### Available data

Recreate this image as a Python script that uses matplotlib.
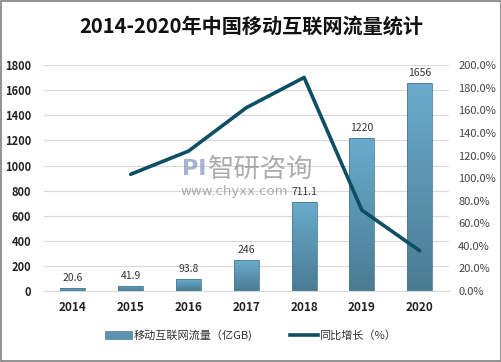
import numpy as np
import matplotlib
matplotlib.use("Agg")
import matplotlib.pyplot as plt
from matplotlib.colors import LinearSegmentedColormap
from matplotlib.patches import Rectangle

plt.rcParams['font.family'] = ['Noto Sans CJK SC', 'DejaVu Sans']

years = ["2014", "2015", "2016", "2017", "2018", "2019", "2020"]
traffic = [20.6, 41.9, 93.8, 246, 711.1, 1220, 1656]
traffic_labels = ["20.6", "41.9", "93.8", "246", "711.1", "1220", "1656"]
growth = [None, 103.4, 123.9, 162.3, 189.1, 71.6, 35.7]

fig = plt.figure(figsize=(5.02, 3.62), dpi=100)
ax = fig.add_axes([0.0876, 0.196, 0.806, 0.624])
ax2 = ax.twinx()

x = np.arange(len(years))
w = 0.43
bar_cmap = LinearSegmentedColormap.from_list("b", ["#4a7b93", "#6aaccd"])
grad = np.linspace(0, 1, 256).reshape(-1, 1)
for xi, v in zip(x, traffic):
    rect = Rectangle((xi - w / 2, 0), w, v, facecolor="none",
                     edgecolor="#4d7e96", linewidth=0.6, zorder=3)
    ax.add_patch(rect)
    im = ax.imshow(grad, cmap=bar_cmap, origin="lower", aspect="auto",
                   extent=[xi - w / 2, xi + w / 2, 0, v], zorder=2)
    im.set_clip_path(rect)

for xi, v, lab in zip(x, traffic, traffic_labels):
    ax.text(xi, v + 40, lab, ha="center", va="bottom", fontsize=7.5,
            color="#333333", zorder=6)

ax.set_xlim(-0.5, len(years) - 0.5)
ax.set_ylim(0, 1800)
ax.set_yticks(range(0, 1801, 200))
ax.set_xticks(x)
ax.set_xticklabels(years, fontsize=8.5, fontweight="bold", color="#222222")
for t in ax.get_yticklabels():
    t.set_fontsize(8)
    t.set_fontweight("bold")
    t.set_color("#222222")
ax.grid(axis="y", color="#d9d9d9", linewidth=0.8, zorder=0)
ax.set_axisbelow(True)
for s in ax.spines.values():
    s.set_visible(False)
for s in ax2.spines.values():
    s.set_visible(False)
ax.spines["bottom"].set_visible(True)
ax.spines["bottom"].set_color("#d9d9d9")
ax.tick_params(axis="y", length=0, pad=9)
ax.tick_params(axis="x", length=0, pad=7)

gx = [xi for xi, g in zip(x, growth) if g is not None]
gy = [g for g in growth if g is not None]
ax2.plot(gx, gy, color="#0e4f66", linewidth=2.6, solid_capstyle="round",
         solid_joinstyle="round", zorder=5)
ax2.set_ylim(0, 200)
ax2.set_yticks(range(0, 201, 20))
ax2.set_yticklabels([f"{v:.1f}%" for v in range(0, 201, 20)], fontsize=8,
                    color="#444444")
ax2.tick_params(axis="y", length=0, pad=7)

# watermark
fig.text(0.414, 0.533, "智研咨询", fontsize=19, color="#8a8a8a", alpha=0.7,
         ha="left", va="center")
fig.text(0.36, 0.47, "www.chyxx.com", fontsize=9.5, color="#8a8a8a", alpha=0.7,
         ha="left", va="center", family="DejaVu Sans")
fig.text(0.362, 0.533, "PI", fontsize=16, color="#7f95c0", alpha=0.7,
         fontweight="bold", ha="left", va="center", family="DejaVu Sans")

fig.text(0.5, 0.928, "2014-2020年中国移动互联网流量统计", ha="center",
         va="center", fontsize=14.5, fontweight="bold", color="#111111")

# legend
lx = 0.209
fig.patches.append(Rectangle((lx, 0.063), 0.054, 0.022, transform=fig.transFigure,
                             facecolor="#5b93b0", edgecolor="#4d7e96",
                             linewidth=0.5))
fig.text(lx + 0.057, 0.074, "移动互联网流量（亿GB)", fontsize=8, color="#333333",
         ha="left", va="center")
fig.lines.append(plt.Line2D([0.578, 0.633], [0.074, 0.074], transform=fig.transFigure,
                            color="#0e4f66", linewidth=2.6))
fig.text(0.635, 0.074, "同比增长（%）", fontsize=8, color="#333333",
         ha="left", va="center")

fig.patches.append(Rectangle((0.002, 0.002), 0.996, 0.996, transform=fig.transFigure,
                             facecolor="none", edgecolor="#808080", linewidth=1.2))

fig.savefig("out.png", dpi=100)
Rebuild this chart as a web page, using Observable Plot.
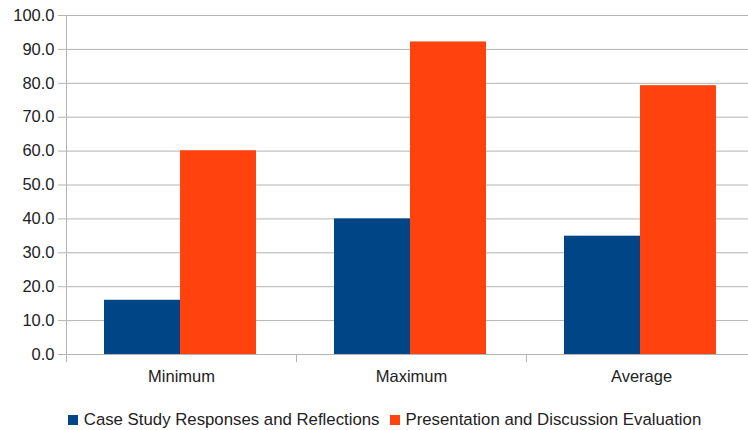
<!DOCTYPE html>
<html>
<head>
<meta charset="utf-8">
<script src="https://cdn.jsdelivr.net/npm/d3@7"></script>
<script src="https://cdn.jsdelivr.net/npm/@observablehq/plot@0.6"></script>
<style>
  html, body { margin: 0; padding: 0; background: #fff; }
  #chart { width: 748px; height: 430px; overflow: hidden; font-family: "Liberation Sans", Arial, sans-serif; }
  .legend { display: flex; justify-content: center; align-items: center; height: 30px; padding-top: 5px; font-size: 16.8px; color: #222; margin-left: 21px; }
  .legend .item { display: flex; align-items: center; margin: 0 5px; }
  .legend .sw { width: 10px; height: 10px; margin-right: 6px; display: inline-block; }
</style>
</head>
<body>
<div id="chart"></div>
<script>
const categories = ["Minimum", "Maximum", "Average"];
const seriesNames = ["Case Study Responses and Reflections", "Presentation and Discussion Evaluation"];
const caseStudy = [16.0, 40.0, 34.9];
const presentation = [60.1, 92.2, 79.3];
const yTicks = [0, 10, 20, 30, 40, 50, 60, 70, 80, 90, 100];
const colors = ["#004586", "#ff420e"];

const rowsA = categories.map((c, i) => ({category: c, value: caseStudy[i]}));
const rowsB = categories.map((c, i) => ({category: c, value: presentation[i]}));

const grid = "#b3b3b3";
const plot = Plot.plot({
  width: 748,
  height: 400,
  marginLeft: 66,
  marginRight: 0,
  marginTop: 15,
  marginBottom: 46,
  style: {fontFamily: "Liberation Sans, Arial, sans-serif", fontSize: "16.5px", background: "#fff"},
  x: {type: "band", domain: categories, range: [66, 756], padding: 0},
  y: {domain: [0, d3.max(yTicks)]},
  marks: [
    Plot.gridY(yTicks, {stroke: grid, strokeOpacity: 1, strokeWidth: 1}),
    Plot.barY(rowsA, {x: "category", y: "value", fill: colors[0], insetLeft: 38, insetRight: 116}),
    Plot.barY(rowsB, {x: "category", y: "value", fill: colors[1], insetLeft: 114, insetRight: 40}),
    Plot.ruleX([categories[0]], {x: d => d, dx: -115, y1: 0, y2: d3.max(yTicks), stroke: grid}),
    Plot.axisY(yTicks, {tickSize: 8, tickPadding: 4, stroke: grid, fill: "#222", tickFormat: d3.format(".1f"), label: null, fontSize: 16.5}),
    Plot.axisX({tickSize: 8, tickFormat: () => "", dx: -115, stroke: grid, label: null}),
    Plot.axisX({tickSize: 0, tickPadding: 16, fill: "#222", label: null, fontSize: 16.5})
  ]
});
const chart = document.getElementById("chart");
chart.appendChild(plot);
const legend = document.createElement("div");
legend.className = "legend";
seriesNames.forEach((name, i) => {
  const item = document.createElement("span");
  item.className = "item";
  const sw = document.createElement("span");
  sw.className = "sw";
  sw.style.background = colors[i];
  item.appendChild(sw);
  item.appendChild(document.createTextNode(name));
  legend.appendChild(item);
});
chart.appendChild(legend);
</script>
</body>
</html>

######

- Requirements
Filter the data, keeping only the lines that contain "script".

- Exercise response
Recreate this image as a Python script that uses matplotlib.
<script src="https://cdn.jsdelivr.net/npm/d3@7"></script>
<script src="https://cdn.jsdelivr.net/npm/@observablehq/plot@0.6"></script>
<script>
</script>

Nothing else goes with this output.